Copy out all the lines exactly. Omit pictures.

##### DATA SHOWN

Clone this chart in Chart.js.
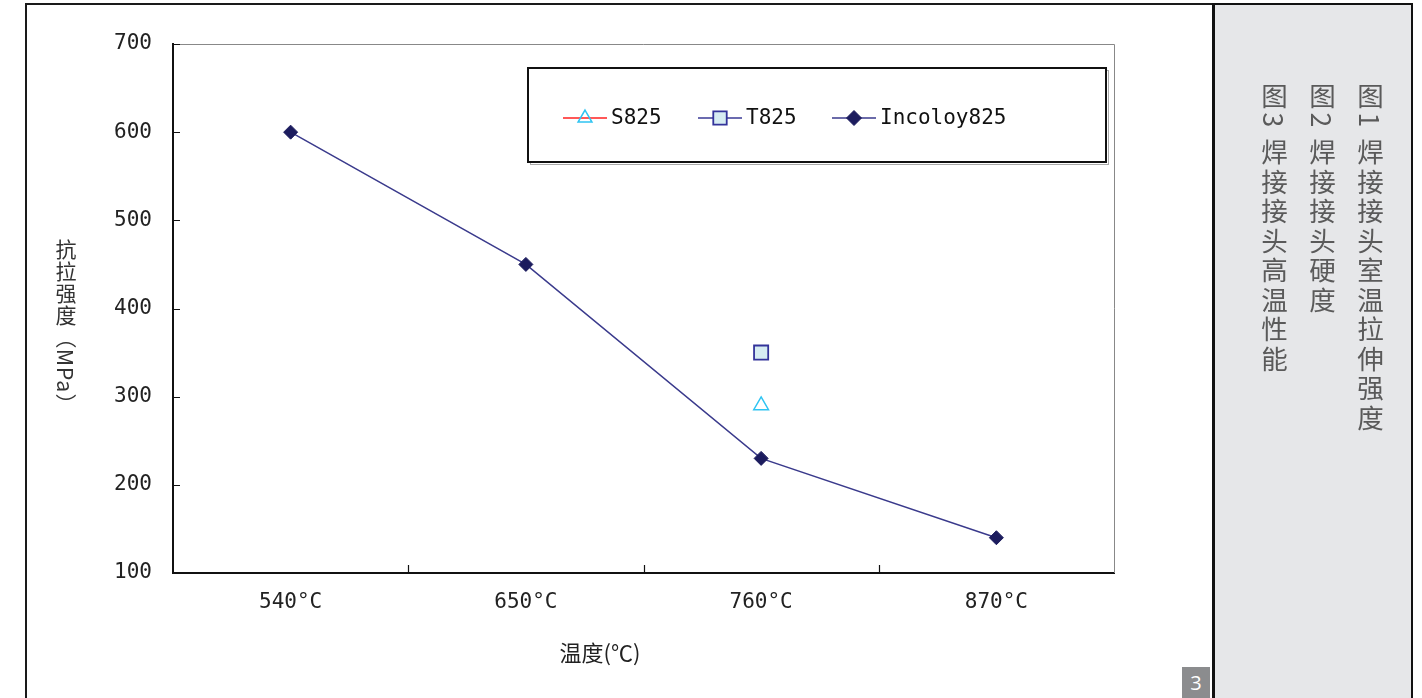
<!DOCTYPE html>
<html>
<head>
<meta charset="utf-8">
<script src="https://cdn.jsdelivr.net/npm/chart.js@4"></script>
<style>
  html, body { margin:0; padding:0; background:#fff; }
  body { width:1422px; height:698px; position:relative; overflow:hidden; }
  #c { position:absolute; left:0; top:0; }
  .frame { position:absolute; left:25px; top:3px; width:1190px; height:700px; border-left:2px solid #1a1a1a; border-top:2px solid #1a1a1a; pointer-events:none; }
  .panel { position:absolute; left:1212px; top:3px; width:196px; height:700px; background:#e6e7e9; border:2px solid #111; border-left-width:3px; pointer-events:none; }
  .panel .txt { position:absolute; right:17px; top:78px; writing-mode:vertical-rl; font-family:"Noto Sans CJK SC", sans-serif; font-size:26.5px; line-height:48px; letter-spacing:3px; color:#5a5a5a; white-space:pre; }
  .page { position:absolute; left:1182px; top:667px; width:28px; height:31px; background:#8b8c8e; color:#fff; font:20px "Open Sans", sans-serif; text-align:center; line-height:31px; }
  .ytitle { position:absolute; left:54px; top:239px; writing-mode:vertical-rl; font-family:"Noto Sans CJK SC", sans-serif; font-size:21px; line-height:24px; letter-spacing:1px; color:#333; }
</style>
</head>
<body>
<canvas id="c" width="1422" height="698"></canvas>
<div class="frame"></div>
<div class="ytitle">抗拉强度（MPa）</div>
<div class="panel"><div class="txt">图1 焊接接头室温拉伸强度
图2 焊接接头硬度
图3 焊接接头高温性能</div></div>
<div class="page">3</div>
<script>
// data
const temps = ['540°C', '650°C', '760°C', '870°C'];
const s825 = [null, null, 290, null];
const t825 = [null, null, 350, null];
const incoloy = [600, 450, 230, 140];
const yTicks = [100, 200, 300, 400, 500, 600, 700];
const xTitle = '温度(℃)';

const tickFont = { family: '"DejaVu Sans Mono", monospace', size: 21 };

// inward tick marks, light top/right border, x title, legend inside the plot
const extras = {
  id: 'extras',
  afterDraw(chart){
    const {ctx, chartArea:a, scales:{x, y}} = chart;
    ctx.save();
    ctx.strokeStyle = '#888'; ctx.lineWidth = 1;
    ctx.beginPath();
    ctx.moveTo(a.left, a.top + 0.5); ctx.lineTo(a.right + 0.5, a.top + 0.5);
    ctx.lineTo(a.right + 0.5, a.bottom);
    ctx.stroke();

    ctx.strokeStyle = '#111'; ctx.lineWidth = 1.2;
    ctx.beginPath();
    yTicks.forEach(v => { const py = Math.round(y.getPixelForValue(v)) + 0.5; ctx.moveTo(a.left, py); ctx.lineTo(a.left + 7, py); });
    for (let i = 1; i < temps.length; i++){
      const px = Math.round((x.getPixelForTick(i - 1) + x.getPixelForTick(i)) / 2) + 0.5;
      ctx.moveTo(px, a.bottom); ctx.lineTo(px, a.bottom - 8);
    }
    ctx.stroke();

    // axis title sits left of centre in the original
    ctx.fillStyle = '#222';
    ctx.font = '22px "Noto Sans CJK SC", sans-serif';
    ctx.textAlign = 'center'; ctx.textBaseline = 'middle';
    ctx.fillText(xTitle, 600, 653);

    // legend box
    const bx = 528, by = 68, bw = 578, bh = 94;
    ctx.strokeStyle = '#aaa'; ctx.lineWidth = 1;
    ctx.strokeRect(bx + 2.5, by + 2.5, bw, bh);
    ctx.fillStyle = '#fff'; ctx.fillRect(bx, by, bw, bh);
    ctx.strokeStyle = '#111'; ctx.lineWidth = 2;
    ctx.strokeRect(bx, by, bw, bh);

    const starts = [563, 698, 832];
    const cy = 118;
    ctx.font = `${tickFont.size}px ${tickFont.family}`;
    ctx.textBaseline = 'middle'; ctx.textAlign = 'left';
    chart.data.datasets.forEach((ds, i) => {
      const sx = starts[i];
      ctx.strokeStyle = ds.borderColor; ctx.lineWidth = 1.5;
      ctx.beginPath(); ctx.moveTo(sx, cy); ctx.lineTo(sx + 44, cy); ctx.stroke();
      ctx.fillStyle = ds.pointBackgroundColor; ctx.strokeStyle = ds.pointBorderColor; ctx.lineWidth = ds.pointBorderWidth;
      Chart.helpers.drawPoint(ctx, { pointStyle: ds.pointStyle, radius: ds.legendRadius, borderWidth: ds.pointBorderWidth, rotation: 0 }, sx + 22, cy);
      ctx.fillStyle = '#111';
      ctx.fillText(ds.label, sx + 48, cy + 1);
    });
    ctx.restore();
  }
};

new Chart(document.getElementById('c'), {
  type: 'line',
  data: {
    labels: temps,
    datasets: [
      { label: 'S825', data: s825, borderColor: '#ff2020', borderWidth: 1.5,
        pointStyle: 'triangle', pointRadius: 8.5, legendRadius: 8, pointBackgroundColor: 'rgba(255,255,255,0)',
        pointBorderColor: '#2fc4f2', pointBorderWidth: 1.5 },
      { label: 'T825', data: t825, borderColor: '#3a3a96', borderWidth: 1.5,
        pointStyle: 'rect', pointRadius: 10, legendRadius: 9.5, pointBackgroundColor: '#d6ecf2',
        pointBorderColor: '#33339a', pointBorderWidth: 1.8 },
      { label: 'Incoloy825', data: incoloy, borderColor: '#3a3a8c', borderWidth: 1.5,
        pointStyle: 'rectRot', pointRadius: 7, legendRadius: 7.5, pointBackgroundColor: '#1c1c5e',
        pointBorderColor: '#1c1c5e', pointBorderWidth: 1 }
    ]
  },
  options: {
    responsive: false,
    animation: false,
    layout: { padding: { left: 0, right: 308, top: 44, bottom: 34 } },
    plugins: { legend: { display: false }, tooltip: { enabled: false } },
    scales: {
      x: {
        offset: true,
        grid: { display: false, drawTicks: false },
        border: { color: '#111', width: 2 },
        ticks: { color: '#222', font: tickFont, padding: 17, maxRotation: 0 },
        afterFit(s){ s.height = 91; }
      },
      y: {
        min: 100, max: 700,
        grid: { display: false, drawTicks: false },
        border: { color: '#111', width: 2 },
        ticks: { stepSize: 100, color: '#222', font: tickFont, padding: 21 },
        afterFit(s){ s.width = 173; }
      }
    }
  },
  plugins: [extras]
});
</script>
</body>
</html>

##########

EXPECTED ANSWER:
Clone this chart in Chart.js.
<!DOCTYPE html>
<html>
<head>
<meta charset="utf-8">
<script src="https://cdn.jsdelivr.net/npm/chart.js@4"></script>
<style>
  html, body { margin:0; padding:0; background:#fff; }
  body { width:1422px; height:698px; position:relative; overflow:hidden; }
  #c { position:absolute; left:0; top:0; }
  .frame { position:absolute; left:25px; top:3px; width:1190px; height:700px; border-left:2px solid #1a1a1a; border-top:2px solid #1a1a1a; pointer-events:none; }
  .panel { position:absolute; left:1212px; top:3px; width:196px; height:700px; background:#e6e7e9; border:2px solid #111; border-left-width:3px; pointer-events:none; }
  .panel .txt { position:absolute; right:17px; top:78px; writing-mode:vertical-rl; font-family:"Noto Sans CJK SC", sans-serif; font-size:26.5px; line-height:48px; letter-spacing:3px; color:#5a5a5a; white-space:pre; }
  .page { position:absolute; left:1182px; top:667px; width:28px; height:31px; background:#8b8c8e; color:#fff; font:20px "Open Sans", sans-serif; text-align:center; line-height:31px; }
  .ytitle { position:absolute; left:54px; top:239px; writing-mode:vertical-rl; font-family:"Noto Sans CJK SC", sans-serif; font-size:21px; line-height:24px; letter-spacing:1px; color:#333; }
</style>
</head>
<body>
<canvas id="c" width="1422" height="698"></canvas>
<div class="frame"></div>
<div class="ytitle">抗拉强度（MPa）</div>
<div class="panel"><div class="txt">图1 焊接接头室温拉伸强度
图2 焊接接头硬度
图3 焊接接头高温性能</div></div>
<div class="page">3</div>
<script>
// data
const temps = ['540°C', '650°C', '760°C', '870°C'];
const s825 = [null, null, 290, null];
const t825 = [null, null, 350, null];
const incoloy = [600, 450, 230, 140];
const yTicks = [100, 200, 300, 400, 500, 600, 700];
const xTitle = '温度(℃)';

const tickFont = { family: '"DejaVu Sans Mono", monospace', size: 21 };

// inward tick marks, light top/right border, x title, legend inside the plot
const extras = {
  id: 'extras',
  afterDraw(chart){
    const {ctx, chartArea:a, scales:{x, y}} = chart;
    ctx.save();
    ctx.strokeStyle = '#888'; ctx.lineWidth = 1;
    ctx.beginPath();
    ctx.moveTo(a.left, a.top + 0.5); ctx.lineTo(a.right + 0.5, a.top + 0.5);
    ctx.lineTo(a.right + 0.5, a.bottom);
    ctx.stroke();

    ctx.strokeStyle = '#111'; ctx.lineWidth = 1.2;
    ctx.beginPath();
    yTicks.forEach(v => { const py = Math.round(y.getPixelForValue(v)) + 0.5; ctx.moveTo(a.left, py); ctx.lineTo(a.left + 7, py); });
    for (let i = 1; i < temps.length; i++){
      const px = Math.round((x.getPixelForTick(i - 1) + x.getPixelForTick(i)) / 2) + 0.5;
      ctx.moveTo(px, a.bottom); ctx.lineTo(px, a.bottom - 8);
    }
    ctx.stroke();

    // axis title sits left of centre in the original
    ctx.fillStyle = '#222';
    ctx.font = '22px "Noto Sans CJK SC", sans-serif';
    ctx.textAlign = 'center'; ctx.textBaseline = 'middle';
    ctx.fillText(xTitle, 600, 653);

    // legend box
    const bx = 528, by = 68, bw = 578, bh = 94;
    ctx.strokeStyle = '#aaa'; ctx.lineWidth = 1;
    ctx.strokeRect(bx + 2.5, by + 2.5, bw, bh);
    ctx.fillStyle = '#fff'; ctx.fillRect(bx, by, bw, bh);
    ctx.strokeStyle = '#111'; ctx.lineWidth = 2;
    ctx.strokeRect(bx, by, bw, bh);

    const starts = [563, 698, 832];
    const cy = 118;
    ctx.font = `${tickFont.size}px ${tickFont.family}`;
    ctx.textBaseline = 'middle'; ctx.textAlign = 'left';
    chart.data.datasets.forEach((ds, i) => {
      const sx = starts[i];
      ctx.strokeStyle = ds.borderColor; ctx.lineWidth = 1.5;
      ctx.beginPath(); ctx.moveTo(sx, cy); ctx.lineTo(sx + 44, cy); ctx.stroke();
      ctx.fillStyle = ds.pointBackgroundColor; ctx.strokeStyle = ds.pointBorderColor; ctx.lineWidth = ds.pointBorderWidth;
      Chart.helpers.drawPoint(ctx, { pointStyle: ds.pointStyle, radius: ds.legendRadius, borderWidth: ds.pointBorderWidth, rotation: 0 }, sx + 22, cy);
      ctx.fillStyle = '#111';
      ctx.fillText(ds.label, sx + 48, cy + 1);
    });
    ctx.restore();
  }
};

new Chart(document.getElementById('c'), {
  type: 'line',
  data: {
    labels: temps,
    datasets: [
      { label: 'S825', data: s825, borderColor: '#ff2020', borderWidth: 1.5,
        pointStyle: 'triangle', pointRadius: 8.5, legendRadius: 8, pointBackgroundColor: 'rgba(255,255,255,0)',
        pointBorderColor: '#2fc4f2', pointBorderWidth: 1.5 },
      { label: 'T825', data: t825, borderColor: '#3a3a96', borderWidth: 1.5,
        pointStyle: 'rect', pointRadius: 10, legendRadius: 9.5, pointBackgroundColor: '#d6ecf2',
        pointBorderColor: '#33339a', pointBorderWidth: 1.8 },
      { label: 'Incoloy825', data: incoloy, borderColor: '#3a3a8c', borderWidth: 1.5,
        pointStyle: 'rectRot', pointRadius: 7, legendRadius: 7.5, pointBackgroundColor: '#1c1c5e',
        pointBorderColor: '#1c1c5e', pointBorderWidth: 1 }
    ]
  },
  options: {
    responsive: false,
    animation: false,
    layout: { padding: { left: 0, right: 308, top: 44, bottom: 34 } },
    plugins: { legend: { display: false }, tooltip: { enabled: false } },
    scales: {
      x: {
        offset: true,
        grid: { display: false, drawTicks: false },
        border: { color: '#111', width: 2 },
        ticks: { color: '#222', font: tickFont, padding: 17, maxRotation: 0 },
        afterFit(s){ s.height = 91; }
      },
      y: {
        min: 100, max: 700,
        grid: { display: false, drawTicks: false },
        border: { color: '#111', width: 2 },
        ticks: { stepSize: 100, color: '#222', font: tickFont, padding: 21 },
        afterFit(s){ s.width = 173; }
      }
    }
  },
  plugins: [extras]
});
</script>
</body>
</html>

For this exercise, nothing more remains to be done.